Extinct species of carnivore

Ursus minimus (the Auvergne bear) is an extinct species of bear, endemic to Europe during the Pliocene and Pleistocene, living from 5.3 to 1.8 Mya, existing for about .

U. minimus appears to have given rise to Ursus etruscus. The range of U. minimus was continental Europe, as far east as the Black Sea in Russia and as far south as Italy.

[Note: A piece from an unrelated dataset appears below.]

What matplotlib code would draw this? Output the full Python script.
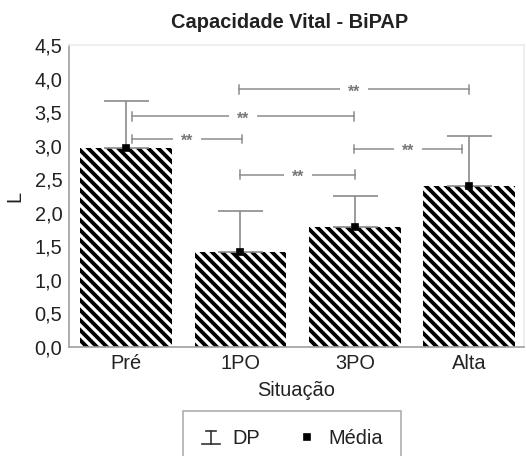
import matplotlib
matplotlib.use("Agg")
import matplotlib.pyplot as plt
from matplotlib.lines import Line2D
from matplotlib.legend_handler import HandlerBase

plt.rcParams['font.family'] = ['Liberation Sans', 'DejaVu Sans']
plt.rcParams['hatch.linewidth'] = 2.3

categories = ["Pré", "1PO", "3PO", "Alta"]
means = [2.97, 1.41, 1.79, 2.40]
sds = [0.69, 0.62, 0.46, 0.74]

# significance brackets (start x, end x, height)
br_x1 = [0.99, 0.05, 0.05, 1.99, 1.00]
br_x2 = [3.00, 1.99, 1.01, 2.94, 2.00]
br_y = [3.84, 3.44, 3.10, 2.95, 2.57]
br_label = "**"

yticks = [0.0, 0.5, 1.0, 1.5, 2.0, 2.5, 3.0, 3.5, 4.0, 4.5]

DPI = 120
FS = 12
fig = plt.figure(figsize=(526 / DPI, 456 / DPI), dpi=DPI)
ax = fig.add_axes([69 / 526, 1 - 347 / 456, (524 - 69) / 526, (347 - 45) / 456])

x = list(range(len(categories)))
ax.bar(x, means, width=0.8, color="white", edgecolor="black", linewidth=0,
       hatch="\\\\\\\\", zorder=2)
ax.errorbar(x, means, yerr=[[0] * len(sds), sds], fmt="none", ecolor="#8a8a8a",
            elinewidth=1.0, capsize=13.5, capthick=1.0, zorder=3)
ax.plot(x, means, linestyle="none", marker="s", markersize=3.6, color="black", zorder=4)

gray = "#8a8a8a"
for x1, x2, y in zip(br_x1, br_x2, br_y):
    ax.plot([x1, x2], [y, y], color=gray, lw=0.9, zorder=3)
    for xe in (x1, x2):
        ax.plot([xe, xe], [y - 0.065, y + 0.065], color=gray, lw=0.9, zorder=3)
    ax.text((x1 + x2) / 2, y - 0.04, br_label, ha="center", va="center", fontsize=9.5,
            color="#777777", fontweight="bold",
            bbox=dict(boxstyle="square,pad=0.5", fc="white", ec="none"), zorder=4)

ax.set_xlim(-0.5, 3.48)
ax.set_ylim(0, 4.5)
ax.set_yticks(yticks)
ax.set_yticklabels([f"{v:.1f}".replace(".", ",") for v in yticks], fontsize=FS, color="#222222")
ax.set_xticks(x)
ax.set_xticklabels(categories, fontsize=FS, color="#222222")
ax.tick_params(length=0, pad=4)
ax.tick_params(axis="x", pad=4)
for s in ("left", "bottom"):
    ax.spines[s].set_color("#a0a0a0")
    ax.spines[s].set_linewidth(1.0)
for s in ("top", "right"):
    ax.spines[s].set_color("#ececec")
    ax.spines[s].set_linewidth(1.0)

ax.set_xlabel("Situação", fontsize=FS, color="#222222", labelpad=5)
ax.set_ylabel("L", fontsize=FS, color="#222222", labelpad=6)
fig.text(290 / 526, 1 - 23 / 456, "Capacidade Vital - BiPAP", ha="center", va="center",
         fontsize=12, fontweight="bold", color="#222222")


class DPHandler(HandlerBase):
    def create_artists(self, legend, orig_handle, xdescent, ydescent, width, height, fontsize, trans):
        cx = width / 2 - xdescent
        top = height * 0.9
        bot = height * 0.0
        a = Line2D([cx, cx], [bot, top], color="#333333", lw=1.0, transform=trans)
        b = Line2D([cx - width * 0.25, cx + width * 0.25], [top, top], color="#333333", lw=1.0, transform=trans)
        c = Line2D([cx - width * 0.45, cx + width * 0.45], [bot, bot], color="#333333", lw=1.0, transform=trans)
        return [a, b, c]


class DPKey:
    pass


dp_handle = DPKey()
media_handle = Line2D([], [], linestyle="none", marker="s", markersize=4.0, color="black")
leg = fig.legend([dp_handle, media_handle], ["DP", "Média"],
                 handler_map={DPKey: DPHandler()},
                 loc="upper center", bbox_to_anchor=(292 / 526, 1 - 411 / 456),
                 borderaxespad=0, ncol=2, frameon=True, fancybox=False, edgecolor="#999999",
                 fontsize=FS, handlelength=1.0, handletextpad=0.6, columnspacing=1.8,
                 borderpad=0.9)
leg.get_frame().set_linewidth(1.0)
for t in leg.get_texts():
    t.set_color("#222222")

fig.savefig("out.png", dpi=DPI)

The skeleton of U. minimus was very similar to that of the larger Asian black bear. With the exception of the age of the bones, it is often difficult to distinguish the remains of U. minimus from those of modern Asian black bears.

== Distribution ==
Fossils of U. minimus are known from France, Slovakia, Hungary, Ukraine, Italy, Bulgaria, Georgia, and Russia.

==Fossil sites==
Sites and specimen ages:
- Kossiakino 1, Stavropol'skaya, Russian Federation ~5.3—3.4 Mya.
- Kuchurgan gravel site, Ukraine ~4.9—4.2 Mya.
- Osztramos locality 7, Caves of Aggtelek Karst and Slovak Karst, Borsod-Abaúj-Zemplén County, Hungary ~3.4—1.8 Mya.
- Seneze (Domeyrat) site, France ~3.4—1.8 Mya.
- Meleto site, Tuscany, Italy ~3.2—2.5 Mya.